3. Regulatory Pressures Heat Up
In addition to fraud, McGovern and Ni Thuama point to emerging cybersecurity standards and regulations as pain points for enterprises in 2023. As a result, both expect to see many more enterprises addressing issues like email spoofing and domain impersonation.
“Undoubtedly we will see businesses that fall within the scope taking significant steps to comply with their legal obligations with the most mature organizations taking the lead.”Dr. Rois Ni Thuama, Head of Cyber Governance, Red Sift
Following the introduction of the new cybersecurity rules by the US Securities and Exchange Commission, it is likely that other market regulators will follow suit looking to provide investors with the same level of visibility, clarity, and confidence.
According to Ni Thuama, an award-winning doctor of law and subject matter expert in corporate governance, cyber governance, and risk management, “Savvy investors will seek out the safest markets that will prompt a race to the top. As it stands the US has a first-mover advantage. In 2023 expect to see market regulators climb on board that regulatory train.”
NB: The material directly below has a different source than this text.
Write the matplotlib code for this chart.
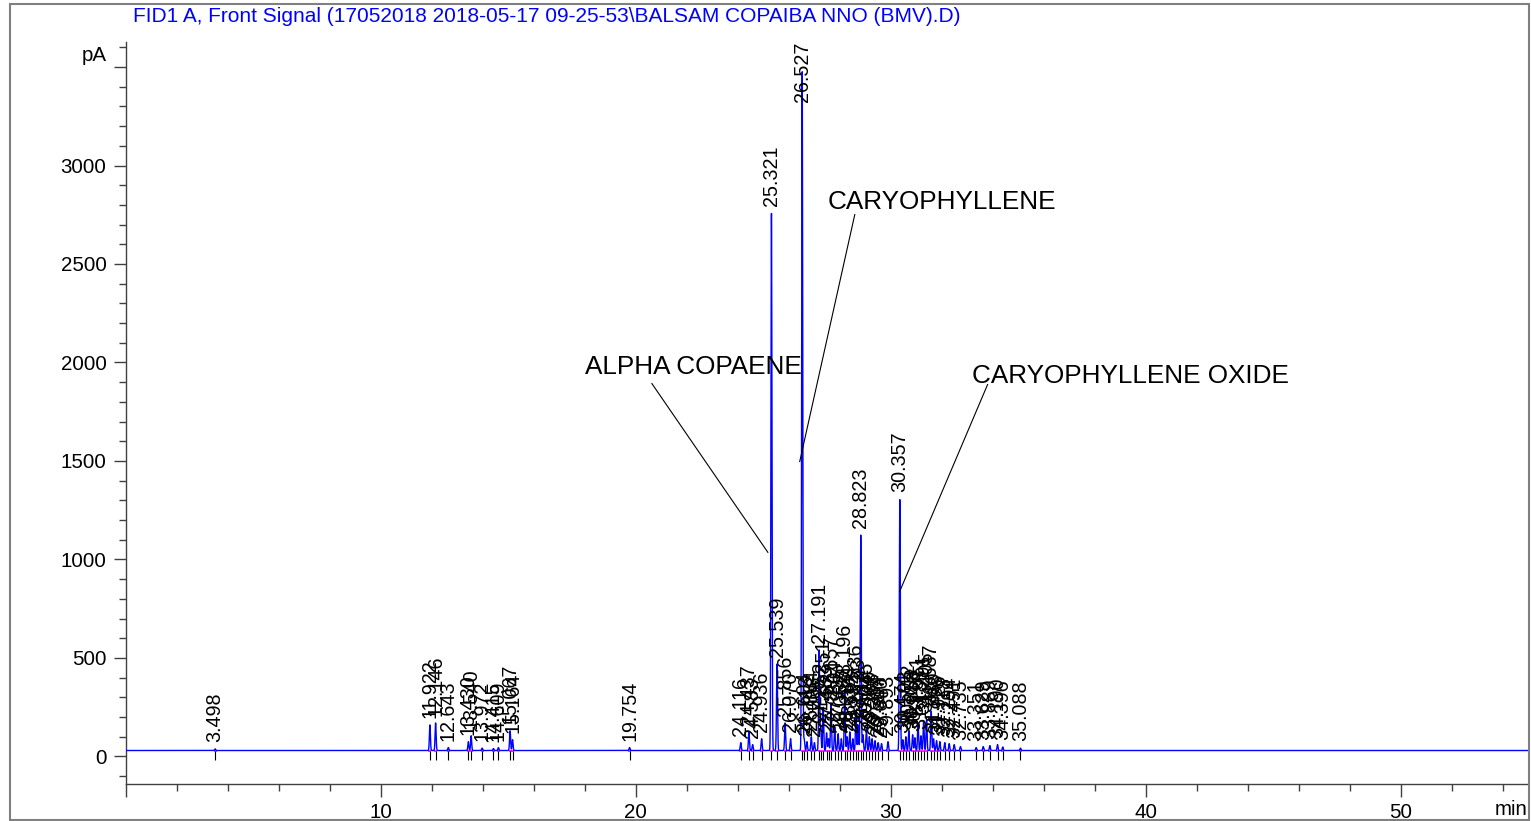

In Europe, the Digital Operational Resilience Act (DORA) officially passed into law in the Fall of 2022, but Ni Thuama says the countdown clock for enterprises to implement has started ticking.
“Undoubtedly we will see businesses that fall within the scope taking significant steps to comply with their legal obligations with the most mature organizations taking the lead. A critical catalyst likely to prompt the accelerated adoption of best practice lies in the fact that penalties for failing to comply includes criminal sanctions”.
4. International Risks
Akbari brings our conversation to a close with thoughts on Nation States and organized crime networks, saying, “The overall frequency and sophistication of all types of cyber-attacks from these groups will increase over the next year.”
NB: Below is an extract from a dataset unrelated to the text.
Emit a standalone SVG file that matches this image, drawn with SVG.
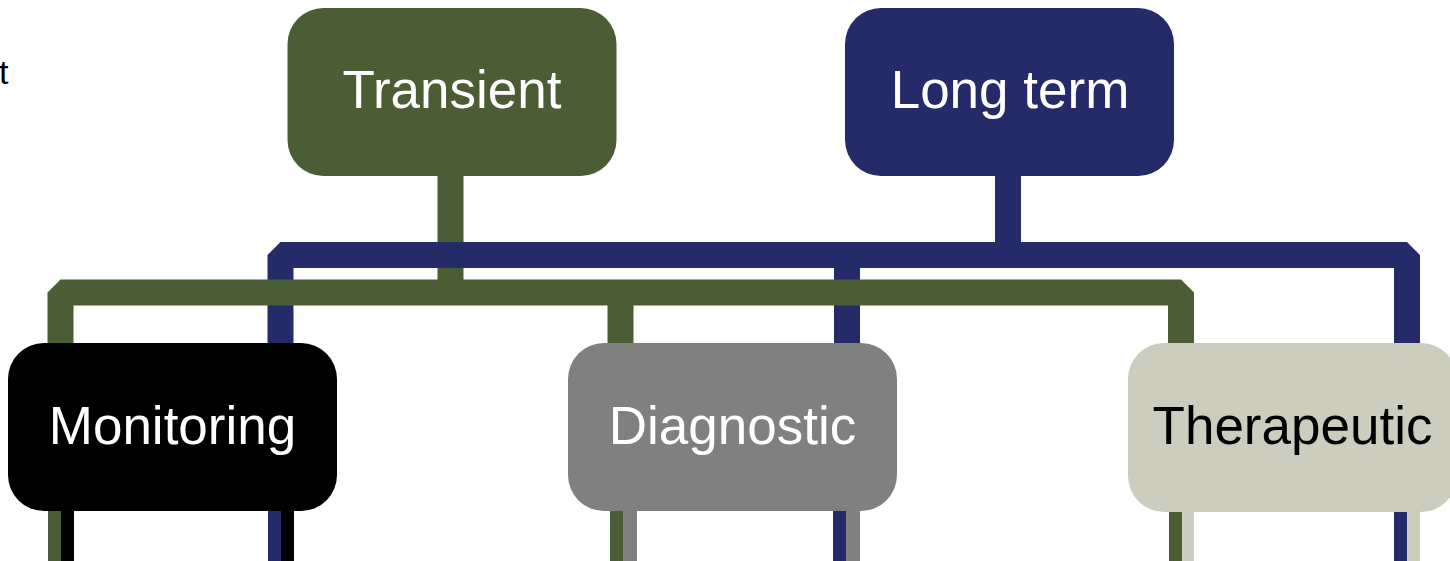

For example, as Russia runs out of money because of biting economic sanctions, runs out of resources in their war on Ukraine, and runs out of allies, options, and possibilities, Russia will refocus its attention in the digital world.
Ni Thuama elaborates, saying, “Businesses will be dealing with an uptick in cyber attacks. Targets are likely to be US critical national infrastructure as well as US commercial interests in the US and abroad.
In all likelihood, US Companies will treat the threat of accelerated Russian Activity as severe and seek to manage exploits, particularly addressing angles of entry known to be used by Russian organizations. Firms with a more sophisticated cybersecurity posture will likely mandate minimum standards for their supply chain to defend their business.”